Personal information
- Full name: Maxwell Raymond Metzker
- Nickname: "Max"
- National team: Australia
- Born: 8 March 1960 (age 66) Durban, South Africa
- Height: 1.79 m (5 ft 10 in)
- Weight: 70 kg (154 lb)

Sport
- Sport: Swimming
- Strokes: Freestyle
- College team: University of Alabama

Medal record
Men's swimming
Representing Australia
Olympic Games
| Bronze medal – third place | 1980 Moscow | 1500 m freestyle |
Commonwealth Games
| Gold medal – first place | 1978 Edmonton | 1500 m freestyle |
| Gold medal – first place | 1978 Edmonton | 4×200 m freestyle |
| Gold medal – first place | 1982 Brisbane | 1500 m freestyle |
| Bronze medal – third place | 1978 Edmonton | 400 m freestyle |

= Max Metzker =

South African Olympic swimmer

Maxwell Raymond Metzker (born 8 March 1960) is a South African-born former long-distance freestyle swimmer who represented Australia in the late 1970s and early 1980s, who won a bronze medal in the 1500 m freestyle at the 1980 Summer Olympics in Moscow.
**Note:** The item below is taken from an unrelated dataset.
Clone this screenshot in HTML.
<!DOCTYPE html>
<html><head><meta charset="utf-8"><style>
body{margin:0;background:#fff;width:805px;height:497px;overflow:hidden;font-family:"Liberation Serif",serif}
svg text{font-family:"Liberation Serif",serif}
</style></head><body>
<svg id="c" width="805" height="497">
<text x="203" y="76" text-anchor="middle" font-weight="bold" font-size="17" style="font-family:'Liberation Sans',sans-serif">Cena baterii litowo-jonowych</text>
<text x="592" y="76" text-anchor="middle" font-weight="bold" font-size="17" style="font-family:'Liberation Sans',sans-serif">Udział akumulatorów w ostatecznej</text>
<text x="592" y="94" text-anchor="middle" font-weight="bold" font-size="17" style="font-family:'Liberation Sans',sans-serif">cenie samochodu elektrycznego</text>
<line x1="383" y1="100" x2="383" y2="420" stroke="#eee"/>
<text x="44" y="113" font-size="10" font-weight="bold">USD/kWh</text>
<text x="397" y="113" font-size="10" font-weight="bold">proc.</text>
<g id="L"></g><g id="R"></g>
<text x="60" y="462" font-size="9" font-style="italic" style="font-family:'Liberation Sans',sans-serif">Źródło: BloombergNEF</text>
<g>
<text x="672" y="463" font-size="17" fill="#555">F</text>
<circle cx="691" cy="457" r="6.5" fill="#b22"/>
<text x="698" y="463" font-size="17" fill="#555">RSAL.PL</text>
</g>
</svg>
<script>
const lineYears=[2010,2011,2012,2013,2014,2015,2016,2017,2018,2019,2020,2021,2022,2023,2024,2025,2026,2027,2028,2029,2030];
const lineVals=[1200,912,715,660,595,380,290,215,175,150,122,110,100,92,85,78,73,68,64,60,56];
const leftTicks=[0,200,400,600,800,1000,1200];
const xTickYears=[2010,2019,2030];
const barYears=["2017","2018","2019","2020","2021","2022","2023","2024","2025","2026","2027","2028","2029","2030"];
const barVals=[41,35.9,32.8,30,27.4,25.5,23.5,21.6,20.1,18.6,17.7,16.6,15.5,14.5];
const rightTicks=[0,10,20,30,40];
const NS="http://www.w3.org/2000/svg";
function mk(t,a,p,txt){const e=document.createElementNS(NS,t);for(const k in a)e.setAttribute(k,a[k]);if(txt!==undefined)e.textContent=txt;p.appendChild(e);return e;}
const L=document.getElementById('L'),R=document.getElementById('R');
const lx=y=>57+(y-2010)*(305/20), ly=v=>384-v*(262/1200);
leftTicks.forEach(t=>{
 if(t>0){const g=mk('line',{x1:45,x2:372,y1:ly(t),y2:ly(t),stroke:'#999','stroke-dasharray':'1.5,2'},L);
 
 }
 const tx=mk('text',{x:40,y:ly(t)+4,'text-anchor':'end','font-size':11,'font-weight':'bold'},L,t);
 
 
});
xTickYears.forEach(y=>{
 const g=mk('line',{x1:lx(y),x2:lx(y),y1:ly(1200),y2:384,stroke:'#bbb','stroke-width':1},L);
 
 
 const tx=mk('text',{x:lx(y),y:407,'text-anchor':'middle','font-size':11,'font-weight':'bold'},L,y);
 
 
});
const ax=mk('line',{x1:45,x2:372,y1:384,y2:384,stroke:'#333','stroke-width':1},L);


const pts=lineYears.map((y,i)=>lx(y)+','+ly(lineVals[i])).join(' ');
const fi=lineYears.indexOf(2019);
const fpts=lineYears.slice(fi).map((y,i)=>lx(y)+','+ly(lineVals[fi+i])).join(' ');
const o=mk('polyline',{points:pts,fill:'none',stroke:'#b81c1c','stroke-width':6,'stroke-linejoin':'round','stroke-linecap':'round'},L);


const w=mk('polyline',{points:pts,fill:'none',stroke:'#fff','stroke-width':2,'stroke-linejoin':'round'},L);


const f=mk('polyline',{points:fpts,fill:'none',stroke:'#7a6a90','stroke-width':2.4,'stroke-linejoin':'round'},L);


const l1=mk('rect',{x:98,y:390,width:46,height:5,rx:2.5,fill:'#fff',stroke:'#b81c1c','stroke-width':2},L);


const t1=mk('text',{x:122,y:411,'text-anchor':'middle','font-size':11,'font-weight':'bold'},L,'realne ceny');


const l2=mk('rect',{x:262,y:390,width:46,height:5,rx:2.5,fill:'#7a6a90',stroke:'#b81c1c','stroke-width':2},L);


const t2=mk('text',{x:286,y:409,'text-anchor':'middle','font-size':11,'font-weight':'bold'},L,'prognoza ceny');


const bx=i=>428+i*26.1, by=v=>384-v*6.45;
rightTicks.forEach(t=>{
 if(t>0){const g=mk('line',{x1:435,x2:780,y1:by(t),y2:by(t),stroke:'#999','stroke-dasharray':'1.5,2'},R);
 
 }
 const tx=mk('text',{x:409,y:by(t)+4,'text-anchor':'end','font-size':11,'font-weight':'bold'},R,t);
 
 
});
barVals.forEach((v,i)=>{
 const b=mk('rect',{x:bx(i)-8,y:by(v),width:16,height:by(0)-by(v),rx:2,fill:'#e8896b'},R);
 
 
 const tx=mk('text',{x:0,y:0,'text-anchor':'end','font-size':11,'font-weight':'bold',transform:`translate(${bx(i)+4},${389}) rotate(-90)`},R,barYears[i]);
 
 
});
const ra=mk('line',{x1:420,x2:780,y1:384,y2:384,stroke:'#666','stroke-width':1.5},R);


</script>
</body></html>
He was a co-flagbearer with Denise Boyd at the opening ceremony, when Australia marched under the Olympic flag to protest the Soviet Union's invasion of Afghanistan.
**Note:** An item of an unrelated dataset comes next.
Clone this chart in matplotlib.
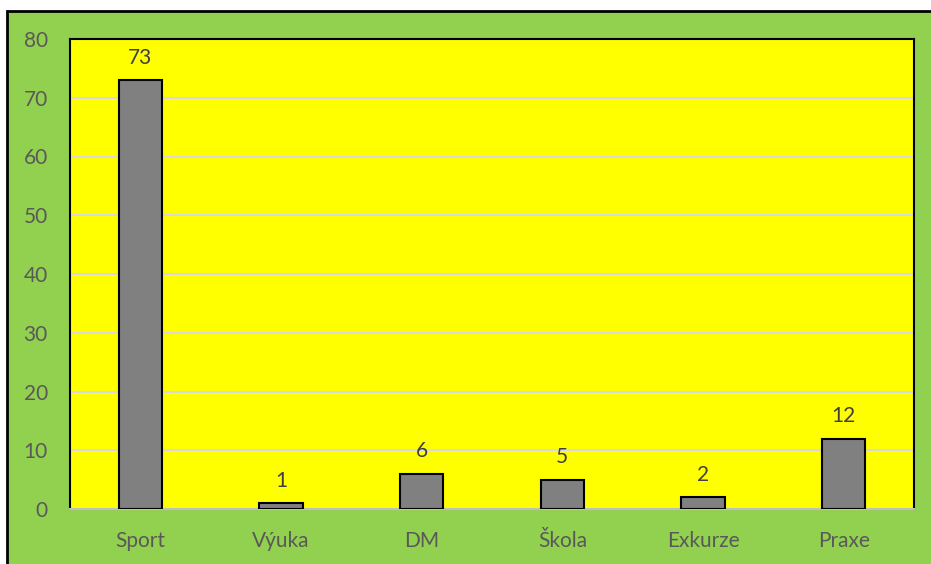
import matplotlib
matplotlib.use("Agg")
import matplotlib.pyplot as plt
from matplotlib.patches import Rectangle

categories = ["Sport", "Výuka", "DM", "Škola", "Exkurze", "Praxe"]
values = [73, 1, 6, 5, 2, 12]
yticks = [0, 10, 20, 30, 40, 50, 60, 70, 80]

plt.rcParams['font.family'] = ['Lato', 'DejaVu Sans']

W, H = 931, 564
fig = plt.figure(figsize=(W/100, H/100), dpi=100, facecolor='white')

# green chart area with black border (top & left visible)
fig.patches.append(Rectangle((6.5/W, -0.2), 1.2, 1.2 - 10.5/H, transform=fig.transFigure,
                             facecolor='#92D050', edgecolor='black', linewidth=2, zorder=-10))

ax = fig.add_axes([70/W, 1 - 509/H, (914-70)/W, (509-39)/H])
ax.set_zorder(5)
ax.set_facecolor('#FFFF00')
x = range(len(categories))
bars = ax.bar(x, values, width=0.31, color='#808080', edgecolor='black', linewidth=1.5, zorder=3)
ax.set_xlim(-0.5, len(categories) - 0.5)
ax.set_ylim(0, 80)
ax.set_yticks(yticks)
ax.set_xticks(list(x))
ax.set_xticklabels(categories)
ax.yaxis.grid(True, color='#D9D9D9', linewidth=1.5, zorder=1)
ax.set_axisbelow(True)
ax.tick_params(axis='both', length=0, labelsize=15, colors='#595959')
ax.tick_params(axis='x', pad=16)
ax.tick_params(axis='y', pad=16)
for lab in ax.get_yticklabels():
    lab.set_horizontalalignment('right')
for s in ['left', 'top', 'right']:
    ax.spines[s].set_color('black')
    ax.spines[s].set_linewidth(1.5)
ax.spines['bottom'].set_color('#BFBFBF')
ax.spines['bottom'].set_linewidth(1.5)

for xi, v in zip(x, values):
    ax.annotate(str(v), (xi, v), xytext=(0, 9), textcoords='offset points',
                ha='center', va='bottom', fontsize=15, color='#404040')

fig.savefig('out.png', dpi=100, facecolor='white')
Metzker first showed his international pedigree in the pool at the 1976 Summer Olympics in Montreal, coming sixth in the 1500-metre freestyle and 13th in the 400-metre event.
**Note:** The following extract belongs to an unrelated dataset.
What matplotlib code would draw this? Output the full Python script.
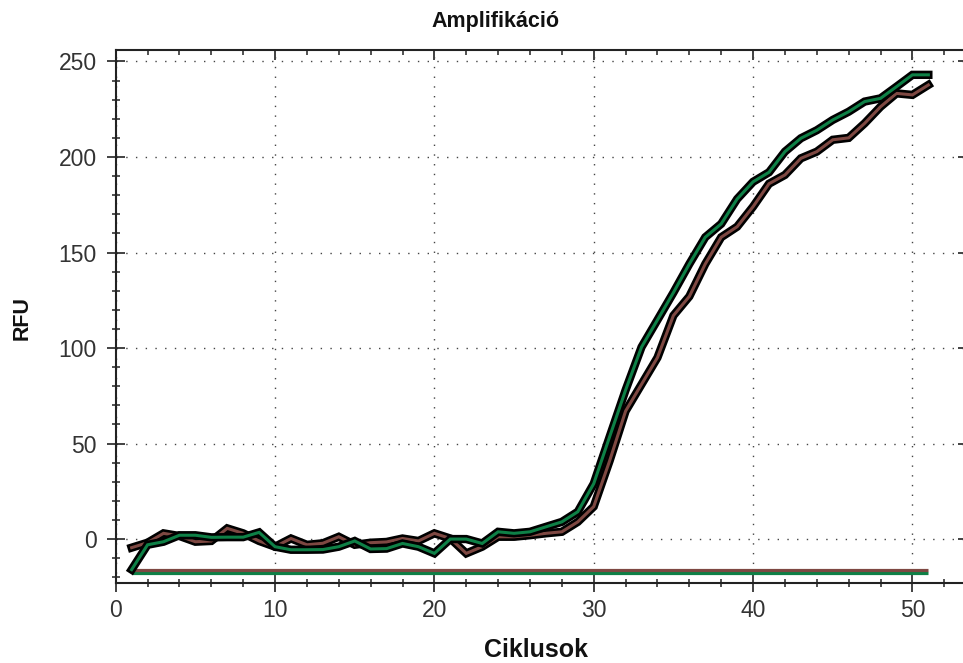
import matplotlib
matplotlib.use("Agg")
import matplotlib.pyplot as plt
import matplotlib.patheffects as pe
from matplotlib.ticker import MultipleLocator

plt.rcParams['font.family'] = ['Liberation Sans', 'DejaVu Sans']

# Amplification data (RFU per cycle)
cycles = list(range(1, 52))
rfu_brown = [-4.5, -1.9, 3.0, 1.6, -1.4, -1.0, 5.6, 3.0, -1.0, -4.0,
             0.3, -3.0, -2.2, 1.2, -3.0, -1.9, -1.5, 0.3, -1.0, 3.0,
             0.3, -7.5, -4.0, 1.2, 1.2, 2.0, 3.0, 3.8, 9.0, 17.0,
             41.0, 67.0, 81.0, 95.0, 117.0, 127.0, 144.0, 158.0, 163.5, 174.0,
             186.0, 190.6, 199.3, 202.8, 209.0, 210.0, 217.6, 226.3, 233.3, 232.5,
             237.7]
rfu_green = [-16.0, -3.0, -1.4, 2.0, 2.0, 0.9, 1.0, 1.0, 3.5, -4.0,
             -5.6, -5.6, -5.5, -4.0, -1.0, -5.2, -5.0, -2.3, -4.0, -7.5,
             0.0, 0.0, -2.3, 3.8, 3.0, 3.8, 6.4, 9.0, 14.3, 29.0,
             53.6, 78.0, 100.5, 114.7, 129.0, 144.0, 158.0, 165.0, 178.0, 187.0,
             192.0, 202.8, 209.8, 214.0, 219.4, 223.7, 229.0, 230.7, 236.8, 243.0,
             243.0]
# Flat negative-control traces
baseline_cycles = [1, 51]
baseline_brown = [-16.1, -16.1]
baseline_green = [-17.6, -17.6]

brown = '#7e4842'
green = '#0e8046'

W, H = 963, 663
fig = plt.figure(figsize=(W / 100, H / 100), dpi=100)
left_px, right_px, top_px, bottom_px = 115.7, 965.0, 50.0, 583.0
ax = fig.add_axes([left_px / W, 1 - bottom_px / H,
                   (right_px - left_px) / W, (bottom_px - top_px) / H])

ax.set_xlim(0, 53.3)
ax.set_ylim(-23.0, 256.0)

# Grid
ax.xaxis.set_major_locator(MultipleLocator(10))
ax.xaxis.set_minor_locator(MultipleLocator(2))
ax.yaxis.set_major_locator(MultipleLocator(50))
ax.yaxis.set_minor_locator(MultipleLocator(10))
ax.grid(True, which='major', color='#444444', linewidth=1.0,
        linestyle=(0, (1, 6)))
ax.set_axisbelow(True)

# Negative-control lines
ax.plot(baseline_cycles, baseline_green, color=green, lw=2.3,
        solid_capstyle='butt', zorder=3)
ax.plot(baseline_cycles, baseline_brown, color=brown, lw=2.3,
        solid_capstyle='butt', zorder=3)

# Amplification curves with dark outline
outline = [pe.Stroke(linewidth=6.0, foreground='black'), pe.Normal()]
ax.plot(cycles, rfu_brown, color=brown, lw=2.2, path_effects=outline,
        solid_joinstyle='miter', zorder=4)
ax.plot(cycles, rfu_green, color=green, lw=2.2, path_effects=outline,
        solid_joinstyle='miter', zorder=5)

# Spines and ticks
for s in ('top', 'right'):
    ax.spines[s].set_visible(False)
for s in ('left', 'bottom'):
    ax.spines[s].set_linewidth(1.5)
    ax.spines[s].set_color('#222222')

ax.tick_params(which='major', direction='inout', length=13.5, width=1.2,
               colors='#222222', labelsize=16.5, labelcolor='#333333')
ax.tick_params(which='minor', direction='inout', length=6, width=1.1,
               colors='#222222')
ax.tick_params(axis='y', which='major', pad=7)
ax.tick_params(axis='x', which='major', pad=5)

top = ax.secondary_xaxis('top')
top.xaxis.set_major_locator(MultipleLocator(10))
top.xaxis.set_minor_locator(MultipleLocator(2))
top.tick_params(which='major', direction='in', length=7, width=1.2,
                colors='#222222', labeltop=False)
top.tick_params(which='minor', direction='in', length=3.6, width=1.1,
                colors='#222222')
top.spines['top'].set_linewidth(1.5)
top.spines['top'].set_color('#222222')

right = ax.secondary_yaxis('right')
right.yaxis.set_major_locator(MultipleLocator(50))
right.yaxis.set_minor_locator(MultipleLocator(10))
right.tick_params(which='major', direction='in', length=5, width=1.2,
                  colors='#222222', labelright=False)
right.tick_params(which='minor', direction='in', length=1.5, width=1.1,
                  colors='#222222')
right.spines['right'].set_visible(False)

fig.text(495 / W, 1 - 22 / H, 'Amplifikáció', ha='center', va='center',
         fontsize=15.5, fontweight='bold', color='#111111')
fig.text(536 / W, 1 - 650 / H, 'Ciklusok', ha='center', va='center',
         fontsize=18, fontweight='bold', color='#111111')
fig.text(22 / W, 1 - 318 / H, 'RFU', ha='center', va='center',
         rotation=90, fontsize=15.5, fontweight='bold', color='#111111')

fig.savefig('out.png', dpi=100)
He had his first international success at the 1978 Commonwealth Games in Edmonton, Canada, winning a gold and bronze medal in the 1500-metre and 400-metre freestyle respectively. He also claimed a gold medal in the 4×200-metre freestyle relay.

In Moscow, Metzker trailed the great Soviet swimmer Vladimir Salnikov home by some 25 seconds. Salnikov broke the world record, being the first man to break the 15-minute barrier. Metzker was pipped to the silver by just 0.19 of a second by Salnikov's compatriot Aleksandr Chaev. Metzker also reached the final of the 400-metre freestyle and the 4×200-metre freestyle relay, finishing seventh in both. Metzker retired from international competition with another gold in the 1500-metre freestyle at the 1982 Commonwealth Games in Brisbane.